Dans votre manière de décrire l'attitude des Juifs dans des circonstances extrêmes que nous n'avons subies ni l'un ni l'autre, je ne vois pas un jugement équilibré, mais au contraire un overstatement qui dérape souvent dans le démagogique. Qui d'entre nous peut dire aujourd'hui quelles décisions ont prises ces doyens des Juifs, ou quel que soit le nom qu'on leur donne, dans les circonstances de l'époque? Je ne le sais pas, et je n'ai pas moins lu que vous à ce sujet, et vos analyses ne me donnent pas l'impression que votre savoir est mieux fondé que mon ignorance.

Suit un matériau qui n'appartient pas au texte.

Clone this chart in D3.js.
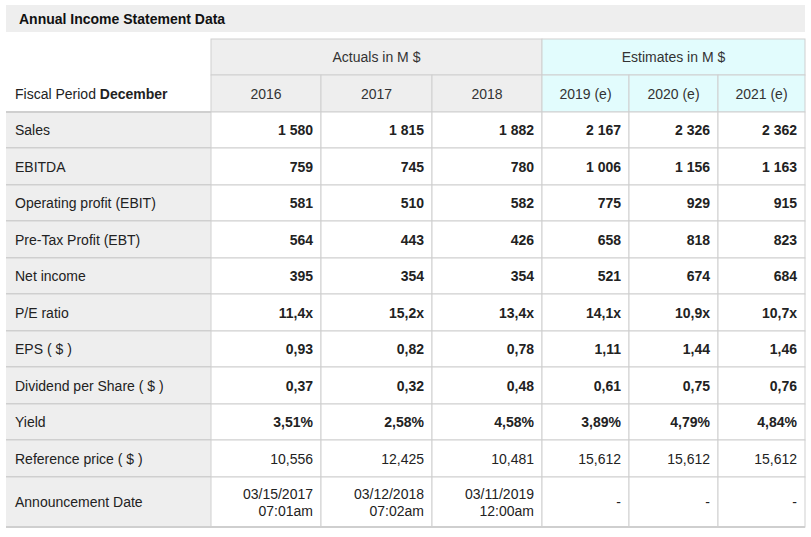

Il y a eu les Judenriite9, quelques-uns ont été des canailles, d'autres des saints. j'ai beaucoup lu sur les uns comme sur les autres. Il y avait beaucoup de gens ordinaires, comme nous tous, qui ont dû prendre des décisions dans des conditions que l'on ne saurait ni réitérer, ni reconstituer. Je ne sais pas si ces décisions étaient bonnes ou mauvaises. Je ne me permets pas de juger. Je n'y étais pas.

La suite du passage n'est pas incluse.